IRS to Automatically Process Refunds on Jobless-Benefit Payments
(Bloomberg) -- The Internal Revenue Service will automatically process refunds for individuals who paid taxes on their unemployment benefits before Congress passed a law making those payments tax-free, Commissioner Chuck Rettig said.
The automatic refund will mean that many recipients of unemployment benefits who have already filed their returns for 2020 won’t have to take extra steps to reclaim the taxes they paid but no longer owe -- on as much as $10,200 of jobless benefits. Taxpayers who have yet to submit their returns also have an additional month, until May 17, to file this year.

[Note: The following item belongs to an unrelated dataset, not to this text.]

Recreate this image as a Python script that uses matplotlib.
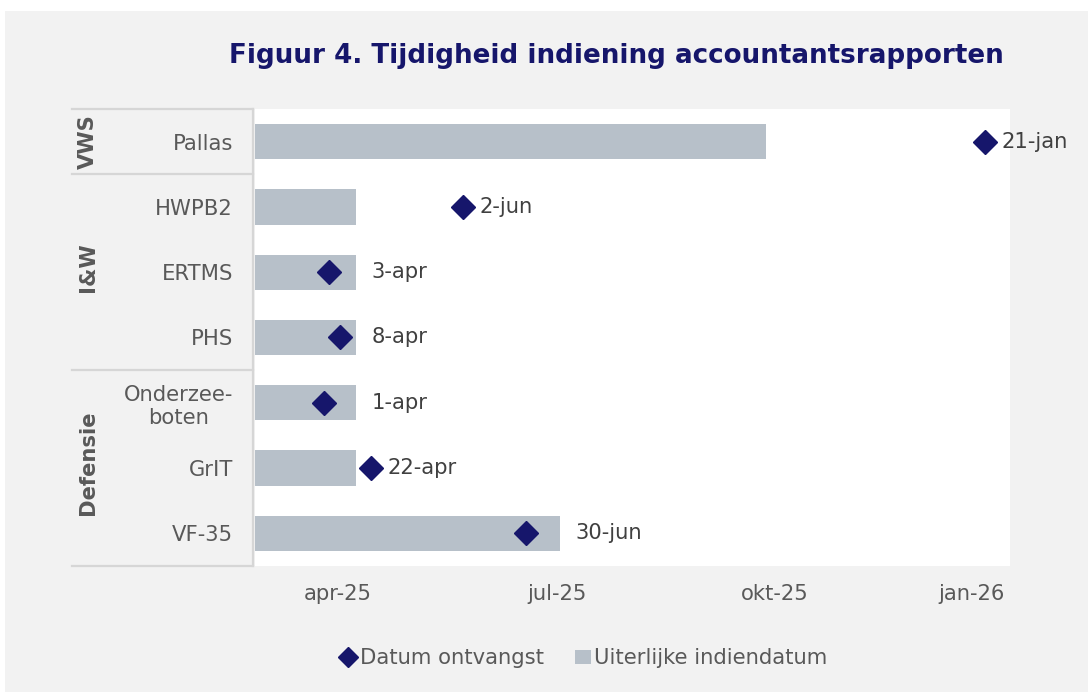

“Do not file an amended return at this time,” Rettig told a congressional panel on Thursday. “We believe that we will be able to handle this on our own. We believe that we will be able to automatically issue refunds associated with the $10,200.”
The $1.9 trillion stimulus bill that President Joe Biden signed into law last week included a provision that exempted $10,200 of unemployment compensation from federal income taxes for those in households earning as much as $150,000. The change was included after as many as 40 million taxpayers potentially faced surprise IRS bills because many states do not automatically withhold taxes on the payments.
Rettig said that the agency would soon release more details for taxpayers about how to proceed.
The unemployment benefit tax change that came during the middle of the filing season is one of several reasons that the IRS said Wednesday it would delay the April 15 filing and payment deadline for individual taxpayers to May 17, after mounting numbers of lawmakers and tax-industry groups said filers needed more time.
Rettig said the IRS is not delaying the April 15 due date for first quarter estimated tax payments owed by those earning self-employment or rental income. He said the agency also won’t delay the other deadlines, such as those for estates or corporations, which also fall on April 15.
Read More: Tax Filing Extension Must Be Longer, Broader, Accountants Say
Extensions “cannot become a pattern,” Rettig said. The delay for individuals is an “accommodation for the most vulnerable.”
The later due date will give the IRS time to catch up, as the number of returns and refunds processed so far this spring is lower than compared with prior years, according to agency data. The IRS had received about 66 million refunds as of March 12, a 13% decline from 2020. The agency has issued about 16.7 million fewer refunds, a 28% drop. Because the tax season started about two weeks later than usual, a lag is to be expected, the IRS said.
Some taxpayers are also discovering that fraudsters have made unemployment claims using stolen identities. Rettig said that individuals in that situation should inform their state about the problem and the IRS would reconcile the income data with the states.
The individual tax return, Form 1040, is also the mechanism for people to claim any missing $1,200 or $600 stimulus payments from last year. The IRS is currently sending out the third round of $1,400 payments. The agency said it had sent about 90 million payments worth about $242 billion as of Wednesday.
The IRS will do a sweep after this filing season to match updated 2020 income with the payments. Those that are owed additional amounts, because of the addition of a child or dependent, will get sent a second payment, Rettig said.
Rettig separately said the one-month extension of the filing season could compromise the IRS’s ability to meet a deadline to create a system and online management portal for the expanded child tax credit payments.
The stimulus law also increased the child tax credit and directed the IRS to send out the payments in chunks starting in July, rather than having filers claim it as one lump sum at tax time.
The expanded credit amounts to $250-$300 per child per month, depending on age, and has been heralded as a way to greatly reduce child poverty. Rettig said the payments may be sent periodically, rather than monthly, as House Democrats had initially proposed.
“One of the reasons we were not in favor of the extension was we are required by statute to launch the portal by July 1,” Rettig said. “I don’t have the resources to devote to that portal until filing season ends.”